**GOAL**
Nothing after the line with "(clt) at (600,501)" belongs in the copy; extract the lines below from the top through that line, pictures left out.

**SUPPLIED DATA**
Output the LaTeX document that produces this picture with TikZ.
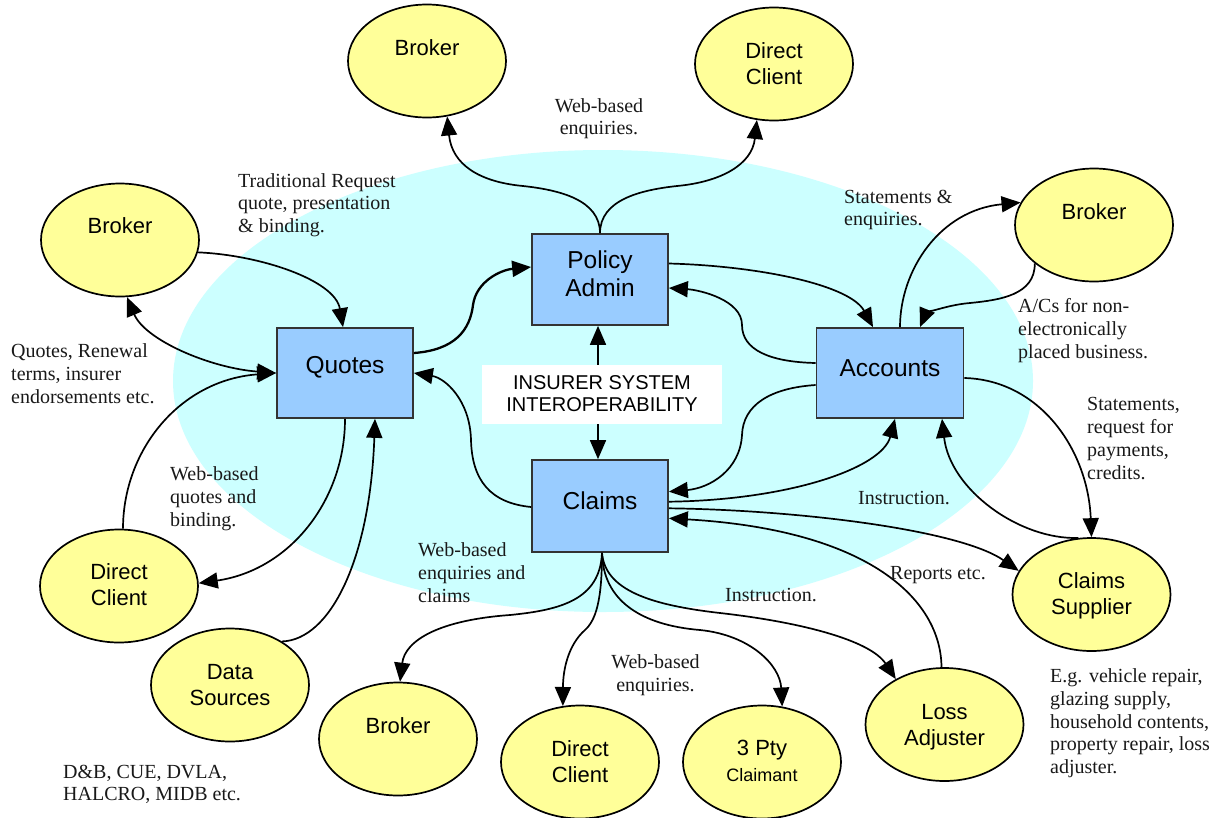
\documentclass[tikz,border=0pt]{standalone}
\usepackage{fontspec}
\newfontfamily\sansf{Liberation Sans}
\newfontfamily\serf{Liberation Serif}
\usetikzlibrary{shapes.geometric,arrows.meta,calc}
\definecolor{bgcyan}{HTML}{CCFFFF}
\definecolor{boxblue}{HTML}{99CCFF}
\definecolor{yel}{HTML}{FFFF99}
\definecolor{boxline}{HTML}{333333}
\begin{document}
\begin{tikzpicture}[x=1pt,y=-1pt,
  ell/.style={ellipse, draw=black, line width=1.7pt, fill=yel, minimum width=158pt, minimum height=113pt, inner sep=0pt},
  elt/.style={font=\sansf\fontsize{22}{26}\selectfont, align=center, inner sep=0pt},
  sysbox/.style={draw=boxline, line width=1.7pt, fill=boxblue, minimum width=136pt, minimum height=90pt, inner sep=0pt},
  boxt/.style={font=\sansf\fontsize{24.5}{28}\selectfont, align=center, inner sep=0pt},
  lbl/.style={font=\serf\fontsize{20}{22.8}\selectfont, align=left, inner sep=0pt, anchor=north west, text=black!90},
  conn/.style={line width=1.7pt, -{Triangle[length=19pt 0 0,width=16pt 0 0]}},
  dbl/.style={line width=1.7pt, {Triangle[length=19pt 0 0,width=16pt 0 0]}-{Triangle[length=19pt 0 0,width=16pt 0 0]}},
  ]
\useasboundingbox (0,0) rectangle (1217,817);
\fill[white] (0,0) rectangle (1217,817);
\fill[bgcyan] (603,381) ellipse [x radius=430, y radius=231];

% system boxes
\node[sysbox, minimum height=91pt] (pa) at (600,279.5) {};
\node[boxt] (pat) at (600,273.5) {Policy\\Admin};
\node[sysbox] (qu) at (345,373) {};
\node[boxt] (qut) at (345,367.5) {Quotes};
\node[sysbox, minimum width=147pt] (ac) at (890,373) {};
\node[boxt] (act) at (890,368) {Accounts};
\node[sysbox, minimum height=92pt] (cl) at (600,506) {};
\node[boxt] (clt) at (600,501) {Claims};

% external parties
\node[ell] (b1) at (427,61) {};   \node[elt] (b1t) at (427,48) {Broker};
\node[ell] (dc1) at (774,64) {};  \node[elt] (dc1t) at (774,64) {Direct\\Client};
\node[ell] (b2) at (120,240) {};  \node[elt] (b2t) at (120,226) {Broker};
\node[ell] (b3) at (1094,225) {}; \node[elt] (b3t) at (1094,212) {Broker};
\node[ell] (dc2) at (119,586) {}; \node[elt] (dc2t) at (119,585) {Direct\\Client};
\node[ell] (ds) at (230,685) {};  \node[elt] (dst) at (230,685) {Data\\Sources};
\node[ell] (b4) at (398,739) {};  \node[elt] (b4t) at (398,725.5) {Broker};
\node[ell] (dc3) at (580,762) {}; \node[elt] (dc3t) at (580,762) {Direct\\Client};
\node[ell] (tp) at (762,762) {};  \node[elt] (tpt) at (762,761) {3 Pty\\{\fontsize{18}{20}\selectfont Claimant}};
\node[ell] (la) at (944.5,724.5) {}; \node[elt] (lat) at (944.5,727) {Loss\\Adjuster};
\node[ell] (cs) at (1091.5,594.5) {}; \node[elt] (cst) at (1091.5,596) {Claims\\Supplier};

% connectors
\draw[conn] (pa.north) .. controls (600,200) and (560,190) .. (523,186) .. controls (480,182) and (452,165) .. (b1.-70);
\draw[conn] (pa.north) .. controls (600,200) and (640,190) .. (677,186) .. controls (720,182) and (752,165) .. (dc1.-107);
\draw[conn] (b2.-9) .. controls (260,255) and (335,280) .. ($(qu.north)+(-2,0)$);
\draw[dbl] (b2.-83) .. controls (145,340) and (210,368) .. (qu.west);
\draw[conn] (dc2.86) .. controls (123,450) and (180,380) .. (qu.west);
\draw[conn] (qu.south) .. controls (345,500) and (290,570) .. (dc2.2);
\draw[conn] (ds.40) .. controls (330,640) and (370,560) .. ($(qu.south)+(30,0)$);
\draw[conn, line width=2.3pt] ($(qu.east)+(0,-20)$) .. controls (455,350) and (470,330) .. (473,305) .. controls (476,282) and (500,270) .. ($(pa.west)+(0,-12.5)$);
\draw[conn] ($(cl.west)+(0,1)$) .. controls (490,503) and (472,480) .. (471,440) .. controls (470,400) and (445,378) .. (qu.east);
\draw[conn] ($(pa.east)+(0,-16)$) .. controls (760,266) and (850,285) .. ($(ac.north)+(-17,0)$);
\draw[conn] ($(ac.west)+(0,-10)$) .. controls (770,362) and (742,350) .. (742,325) .. controls (742,300) and (700,290) .. ($(pa.east)+(0,8.5)$);
\draw[conn] ($(ac.west)+(0,12)$) .. controls (770,388) and (743,405) .. (742,435) .. controls (740,470) and (710,488) .. ($(cl.east)+(0,-14.3)$);
\draw[conn] ($(cl.east)+(0,-4.3)$) .. controls (790,500) and (882,468) .. ($(ac.south)+(5,0)$);
\draw[conn] ($(cl.east)+(0,2.3)$) .. controls (800,510) and (960,530) .. (cs.162);
\draw[conn] (la.93) .. controls (941,600) and (870,530) .. ($(cl.east)+(0,12.3)$);
\draw[conn] ($(ac.east)+(0,5)$) .. controls (1040,380) and (1088,450) .. (cs.north);
\draw[conn] (cs.103) .. controls (1020,540) and (950,490) .. ($(ac.south)+(52,0)$);
\draw[conn] ($(ac.north)+(10,0)$) .. controls (900,270) and (940,210) .. (b3.163);
\draw[conn] (b3.-147) .. controls (1035,295) and (1000,300) .. (970,303) .. controls (945,305) and (925,315) .. ($(ac.north)+(30,0)$);
\draw[conn] ($(cl.south)+(2,0)$) .. controls (600,600) and (560,610) .. (510,615) .. controls (440,620) and (405,640) .. (b4.88);
\draw[conn] ($(cl.south)+(2,0)$) .. controls (602,600) and (596,620) .. (585,630) .. controls (568,645) and (563,670) .. (dc3.107);
\draw[conn] ($(cl.south)+(2,0)$) .. controls (603,600) and (640,625) .. (700,630) .. controls (750,635) and (780,665) .. (tp.70);
\draw[conn] ($(cl.south)+(2,0)$) .. controls (605,590) and (650,605) .. (720,613) .. controls (800,622) and (870,640) .. (la.137);
\draw[dbl] ($(pa.south)+(-2,0)$) -- ($(cl.north)+(-2,0)$);

% centre label
\node[fill=white, minimum width=240pt, minimum height=59pt, inner sep=0pt, align=center,
      font=\sansf\fontsize{20}{22}\selectfont] (iso) at (602,394) {INSURER SYSTEM\\INTEROPERABILITY};

% text labels
\node[lbl, anchor=north, align=center] (l1) at (599,98) {Web-based\\enquiries.};
\node[lbl] (l2) at (238,173) {Traditional Request\\quote, presentation\\\& binding.};
\node[lbl] (l3) at (844,189.5) {Statements \&\\enquiries.};
\node[lbl] (l4) at (1018,298.5) {A/Cs for non-\\electronically\\placed business.};
\node[lbl] (l5) at (11,343.5) {Quotes, Renewal\\terms, insurer\\endorsements etc.};
\node[lbl] (l6) at (1087,397.5) {Statements,\\request for\\payments,\\credits.};
\node[lbl] (l7) at (170,466.5) {Web-based\\quotes and\\binding.};
\node[lbl] (l8) at (858,491.5) {Instruction.};
\node[lbl] (l9) at (418,542.5) {Web-based\\enquiries and\\claims};
\node[lbl] (l10) at (890,566) {Reports etc.};
\node[lbl] (l11) at (725,588) {Instruction.};
\node[lbl, anchor=north, align=center] (l12) at (655.5,654.5) {Web-based\\enquiries.};
\node[lbl] (l13) at (1050,668.5) {E.g. vehicle repair,\\glazing supply,\\household contents,\\property repair, loss\\adjuster.};
\node[lbl] (l14) at (63,764.5) {D\&B, CUE, DVLA,\\HALCRO, MIDB etc.};
\end{tikzpicture}
\end{document}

**EXERCISE SOLUTION**
Output the LaTeX document that produces this picture with TikZ.
\documentclass[tikz,border=0pt]{standalone}
\usepackage{fontspec}
\newfontfamily\sansf{Liberation Sans}
\newfontfamily\serf{Liberation Serif}
\usetikzlibrary{shapes.geometric,arrows.meta,calc}
\definecolor{bgcyan}{HTML}{CCFFFF}
\definecolor{boxblue}{HTML}{99CCFF}
\definecolor{yel}{HTML}{FFFF99}
\definecolor{boxline}{HTML}{333333}
\begin{document}
\begin{tikzpicture}[x=1pt,y=-1pt,
  ell/.style={ellipse, draw=black, line width=1.7pt, fill=yel, minimum width=158pt, minimum height=113pt, inner sep=0pt},
  elt/.style={font=\sansf\fontsize{22}{26}\selectfont, align=center, inner sep=0pt},
  sysbox/.style={draw=boxline, line width=1.7pt, fill=boxblue, minimum width=136pt, minimum height=90pt, inner sep=0pt},
  boxt/.style={font=\sansf\fontsize{24.5}{28}\selectfont, align=center, inner sep=0pt},
  lbl/.style={font=\serf\fontsize{20}{22.8}\selectfont, align=left, inner sep=0pt, anchor=north west, text=black!90},
  conn/.style={line width=1.7pt, -{Triangle[length=19pt 0 0,width=16pt 0 0]}},
  dbl/.style={line width=1.7pt, {Triangle[length=19pt 0 0,width=16pt 0 0]}-{Triangle[length=19pt 0 0,width=16pt 0 0]}},
  ]
\useasboundingbox (0,0) rectangle (1217,817);
\fill[white] (0,0) rectangle (1217,817);
\fill[bgcyan] (603,381) ellipse [x radius=430, y radius=231];

% system boxes
\node[sysbox, minimum height=91pt] (pa) at (600,279.5) {};
\node[boxt] (pat) at (600,273.5) {Policy\\Admin};
\node[sysbox] (qu) at (345,373) {};
\node[boxt] (qut) at (345,367.5) {Quotes};
\node[sysbox, minimum width=147pt] (ac) at (890,373) {};
\node[boxt] (act) at (890,368) {Accounts};
\node[sysbox, minimum height=92pt] (cl) at (600,506) {};
\node[boxt] (clt) at (600,501) {Claims};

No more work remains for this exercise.